Riding up and down the river on Crappletrap Rattletastic was a challenging experience. The map showed a smooth dotted line connecting various places. In reality, you had to ride through a maze of paths that led through rice paddies and other fields. I got lost many times. It was very scenic and beautiful though. The fields of rice were turning yellow, almost ready to harvest. The Yulong river itself moved slowly, providing a perfect mirror for the countryside. Eventually I got to the Dragon Bridge, which is sort of a symbolic end for the bike trip. Most people turn around at this point and head back, which is what I did. The only problem is that I’d found the Dragon Bridge almost entirely by chance. I was riding in what I hoped to be the right direction, through increasingly decrepit villages, until I hit a major road. I followed the road until I was able to identify it on my tourist map, then backtracked to the Dragon Bridge. I had no idea how to get back. I started heading down paths a few times, but they kept leading away from the river, which was my only guide back to Yangshuo. It was starting to get dark too, and I didn’t want to get caught on these paths with no light. Eventually I decided to take a bamboo raft ride down the river to a more accessible bike trail.

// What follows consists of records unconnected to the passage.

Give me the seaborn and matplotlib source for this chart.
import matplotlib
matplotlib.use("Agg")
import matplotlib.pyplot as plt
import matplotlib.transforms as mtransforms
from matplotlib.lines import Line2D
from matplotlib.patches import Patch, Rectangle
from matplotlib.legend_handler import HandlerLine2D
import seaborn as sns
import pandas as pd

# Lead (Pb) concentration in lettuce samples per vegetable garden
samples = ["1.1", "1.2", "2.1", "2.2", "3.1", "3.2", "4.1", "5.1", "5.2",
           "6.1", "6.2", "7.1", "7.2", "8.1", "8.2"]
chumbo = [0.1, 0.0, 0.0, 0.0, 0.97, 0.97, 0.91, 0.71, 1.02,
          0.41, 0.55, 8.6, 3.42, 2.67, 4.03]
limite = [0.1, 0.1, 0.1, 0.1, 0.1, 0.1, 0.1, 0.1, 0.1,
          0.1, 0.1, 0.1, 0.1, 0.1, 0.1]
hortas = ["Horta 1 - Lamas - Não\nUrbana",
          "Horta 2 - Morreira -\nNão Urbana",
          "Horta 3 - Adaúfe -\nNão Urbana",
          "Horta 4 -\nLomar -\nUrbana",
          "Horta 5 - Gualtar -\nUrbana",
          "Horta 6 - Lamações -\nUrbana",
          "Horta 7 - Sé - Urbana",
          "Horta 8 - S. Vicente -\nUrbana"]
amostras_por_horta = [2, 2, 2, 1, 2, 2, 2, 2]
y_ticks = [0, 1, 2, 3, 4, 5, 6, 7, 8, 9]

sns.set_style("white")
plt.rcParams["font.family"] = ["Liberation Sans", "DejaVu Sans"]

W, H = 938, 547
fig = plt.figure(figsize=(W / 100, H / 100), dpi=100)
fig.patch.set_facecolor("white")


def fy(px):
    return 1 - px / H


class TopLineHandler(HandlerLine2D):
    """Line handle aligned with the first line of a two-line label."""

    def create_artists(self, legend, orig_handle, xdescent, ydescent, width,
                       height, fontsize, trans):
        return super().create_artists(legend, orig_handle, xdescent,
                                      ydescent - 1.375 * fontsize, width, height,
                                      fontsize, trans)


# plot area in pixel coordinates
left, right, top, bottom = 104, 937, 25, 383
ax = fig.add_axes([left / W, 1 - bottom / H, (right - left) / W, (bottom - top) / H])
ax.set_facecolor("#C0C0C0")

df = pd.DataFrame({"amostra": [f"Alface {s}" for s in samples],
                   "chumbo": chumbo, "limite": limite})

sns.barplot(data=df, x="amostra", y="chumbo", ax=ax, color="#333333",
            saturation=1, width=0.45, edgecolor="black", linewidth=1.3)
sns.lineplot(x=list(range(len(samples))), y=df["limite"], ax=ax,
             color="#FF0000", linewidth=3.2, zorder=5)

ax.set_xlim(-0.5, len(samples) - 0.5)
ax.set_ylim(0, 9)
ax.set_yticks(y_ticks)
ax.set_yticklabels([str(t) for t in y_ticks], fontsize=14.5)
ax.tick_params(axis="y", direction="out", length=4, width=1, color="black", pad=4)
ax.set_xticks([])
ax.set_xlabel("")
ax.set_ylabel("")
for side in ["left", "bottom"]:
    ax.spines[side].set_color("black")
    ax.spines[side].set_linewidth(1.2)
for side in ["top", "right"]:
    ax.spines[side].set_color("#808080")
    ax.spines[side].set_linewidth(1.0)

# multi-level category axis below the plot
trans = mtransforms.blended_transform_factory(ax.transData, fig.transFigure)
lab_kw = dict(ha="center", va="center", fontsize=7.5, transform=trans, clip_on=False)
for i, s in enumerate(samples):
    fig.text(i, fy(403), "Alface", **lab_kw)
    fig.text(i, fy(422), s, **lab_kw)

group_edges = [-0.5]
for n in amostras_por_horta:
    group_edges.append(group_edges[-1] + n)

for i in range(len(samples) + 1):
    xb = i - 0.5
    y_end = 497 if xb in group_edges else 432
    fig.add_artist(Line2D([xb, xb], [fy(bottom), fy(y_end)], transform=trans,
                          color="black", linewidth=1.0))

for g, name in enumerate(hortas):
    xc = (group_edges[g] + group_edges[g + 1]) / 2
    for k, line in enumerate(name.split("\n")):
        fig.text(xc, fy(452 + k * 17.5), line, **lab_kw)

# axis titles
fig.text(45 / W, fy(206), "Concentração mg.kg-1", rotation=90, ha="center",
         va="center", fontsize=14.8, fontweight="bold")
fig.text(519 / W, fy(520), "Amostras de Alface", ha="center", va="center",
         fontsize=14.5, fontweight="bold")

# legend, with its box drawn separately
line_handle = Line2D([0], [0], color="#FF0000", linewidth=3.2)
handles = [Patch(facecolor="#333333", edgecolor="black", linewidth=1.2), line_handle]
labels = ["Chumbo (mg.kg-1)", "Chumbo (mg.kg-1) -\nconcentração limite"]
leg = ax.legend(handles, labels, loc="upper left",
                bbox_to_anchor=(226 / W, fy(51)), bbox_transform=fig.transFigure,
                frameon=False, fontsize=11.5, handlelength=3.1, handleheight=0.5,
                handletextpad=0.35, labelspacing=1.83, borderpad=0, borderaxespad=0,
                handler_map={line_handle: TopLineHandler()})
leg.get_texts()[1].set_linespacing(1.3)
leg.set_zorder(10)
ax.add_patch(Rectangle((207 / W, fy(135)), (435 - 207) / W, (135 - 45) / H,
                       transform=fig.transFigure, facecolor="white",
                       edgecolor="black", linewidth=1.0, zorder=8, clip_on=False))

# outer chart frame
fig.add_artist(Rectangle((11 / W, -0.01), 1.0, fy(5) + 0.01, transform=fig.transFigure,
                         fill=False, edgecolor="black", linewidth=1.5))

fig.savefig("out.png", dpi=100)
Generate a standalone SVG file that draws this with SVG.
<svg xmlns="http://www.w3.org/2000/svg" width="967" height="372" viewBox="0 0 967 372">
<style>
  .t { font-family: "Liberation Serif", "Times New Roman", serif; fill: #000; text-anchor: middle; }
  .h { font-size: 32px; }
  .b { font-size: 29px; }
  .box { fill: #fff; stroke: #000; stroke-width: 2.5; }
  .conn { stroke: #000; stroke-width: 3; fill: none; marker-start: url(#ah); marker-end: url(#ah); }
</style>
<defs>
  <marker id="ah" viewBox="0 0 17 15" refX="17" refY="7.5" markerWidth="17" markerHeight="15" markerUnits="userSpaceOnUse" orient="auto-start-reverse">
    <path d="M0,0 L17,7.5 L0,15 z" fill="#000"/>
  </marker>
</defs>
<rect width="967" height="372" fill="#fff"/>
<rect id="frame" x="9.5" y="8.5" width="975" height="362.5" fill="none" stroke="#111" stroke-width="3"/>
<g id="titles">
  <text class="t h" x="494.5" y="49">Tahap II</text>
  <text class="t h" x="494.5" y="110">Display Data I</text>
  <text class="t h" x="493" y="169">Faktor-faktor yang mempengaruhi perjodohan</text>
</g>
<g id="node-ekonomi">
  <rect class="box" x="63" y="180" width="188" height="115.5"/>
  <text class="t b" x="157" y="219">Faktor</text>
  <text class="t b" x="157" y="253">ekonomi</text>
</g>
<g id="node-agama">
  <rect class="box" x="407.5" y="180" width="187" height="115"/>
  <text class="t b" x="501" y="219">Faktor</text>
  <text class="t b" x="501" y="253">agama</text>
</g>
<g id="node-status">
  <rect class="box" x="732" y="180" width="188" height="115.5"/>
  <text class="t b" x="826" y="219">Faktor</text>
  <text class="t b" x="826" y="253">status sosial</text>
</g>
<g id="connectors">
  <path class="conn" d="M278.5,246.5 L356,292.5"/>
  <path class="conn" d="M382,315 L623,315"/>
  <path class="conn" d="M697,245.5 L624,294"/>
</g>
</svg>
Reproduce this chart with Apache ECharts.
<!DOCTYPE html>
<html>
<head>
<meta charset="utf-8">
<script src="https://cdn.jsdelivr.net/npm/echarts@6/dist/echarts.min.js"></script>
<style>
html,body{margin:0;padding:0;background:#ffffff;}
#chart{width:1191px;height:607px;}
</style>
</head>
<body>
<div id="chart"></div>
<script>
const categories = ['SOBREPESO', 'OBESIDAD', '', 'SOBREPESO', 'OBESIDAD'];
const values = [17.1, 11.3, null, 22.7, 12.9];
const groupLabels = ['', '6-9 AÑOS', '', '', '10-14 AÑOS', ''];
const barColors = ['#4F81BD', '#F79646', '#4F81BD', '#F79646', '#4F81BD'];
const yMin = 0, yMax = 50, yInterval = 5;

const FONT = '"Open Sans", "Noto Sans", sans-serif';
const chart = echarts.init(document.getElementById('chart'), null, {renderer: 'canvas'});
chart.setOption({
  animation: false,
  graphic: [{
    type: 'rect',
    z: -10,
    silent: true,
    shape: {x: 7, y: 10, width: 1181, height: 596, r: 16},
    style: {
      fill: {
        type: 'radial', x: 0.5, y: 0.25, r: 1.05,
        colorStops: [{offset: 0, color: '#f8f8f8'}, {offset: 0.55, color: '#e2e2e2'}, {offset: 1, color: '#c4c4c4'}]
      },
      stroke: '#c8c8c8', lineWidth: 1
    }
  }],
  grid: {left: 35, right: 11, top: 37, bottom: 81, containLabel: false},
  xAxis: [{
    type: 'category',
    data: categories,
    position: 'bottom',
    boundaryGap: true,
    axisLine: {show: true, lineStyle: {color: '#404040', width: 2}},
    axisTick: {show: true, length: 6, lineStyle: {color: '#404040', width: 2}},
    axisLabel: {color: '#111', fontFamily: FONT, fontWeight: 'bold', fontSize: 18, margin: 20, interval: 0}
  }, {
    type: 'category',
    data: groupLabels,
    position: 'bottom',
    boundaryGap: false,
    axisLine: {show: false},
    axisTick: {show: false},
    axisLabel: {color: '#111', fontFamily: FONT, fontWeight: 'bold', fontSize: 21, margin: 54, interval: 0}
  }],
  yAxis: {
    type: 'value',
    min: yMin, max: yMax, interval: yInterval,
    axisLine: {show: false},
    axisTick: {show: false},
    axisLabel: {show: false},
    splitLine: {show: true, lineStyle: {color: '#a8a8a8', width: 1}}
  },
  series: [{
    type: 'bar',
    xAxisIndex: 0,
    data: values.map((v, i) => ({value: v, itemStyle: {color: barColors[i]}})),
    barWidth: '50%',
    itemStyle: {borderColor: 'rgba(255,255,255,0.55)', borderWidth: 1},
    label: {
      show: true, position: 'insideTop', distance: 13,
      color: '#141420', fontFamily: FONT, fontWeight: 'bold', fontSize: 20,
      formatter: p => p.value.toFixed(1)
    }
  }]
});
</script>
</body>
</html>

The bamboo raft ride was my best decision of the day. I talked the guy down from 100 yuan to 80 yuan, and he refused to go any lower. By the end of the raft ride, I understood why. It was about an hour of constant punting down the river, and we had to run a couple of small waterfall-type dams designed to send water into the irrigation systems of the villages. I’m sure it’s pretty good money for him, but it was also a good deal for me not to have to deal with finding my way back.

The bamboo raft dropped me off near the bike path, so I was able to find my way back to Yangshuo. The last half-hour of my ride was pretty hairy. The sun had gone down completely, so I was riding the trails in the dark. As I got closer to town, the path was paved. But, motorcycles and cars coming towards me seemed to have their highbeams on, so I was always blinded when cars went by. I made it back safely, but there were some definite close calls there.

I was starving for dinner. I went next door to a little café, that happened to be owned by a Canadian from Ottawa. We sat and chatted for an hour or so about living and doing business in China.

Now I’m ready for bed. I don’t have a big plan for tomorrow in Yangshuo. Maybe I’ll just relax and enjoy the day.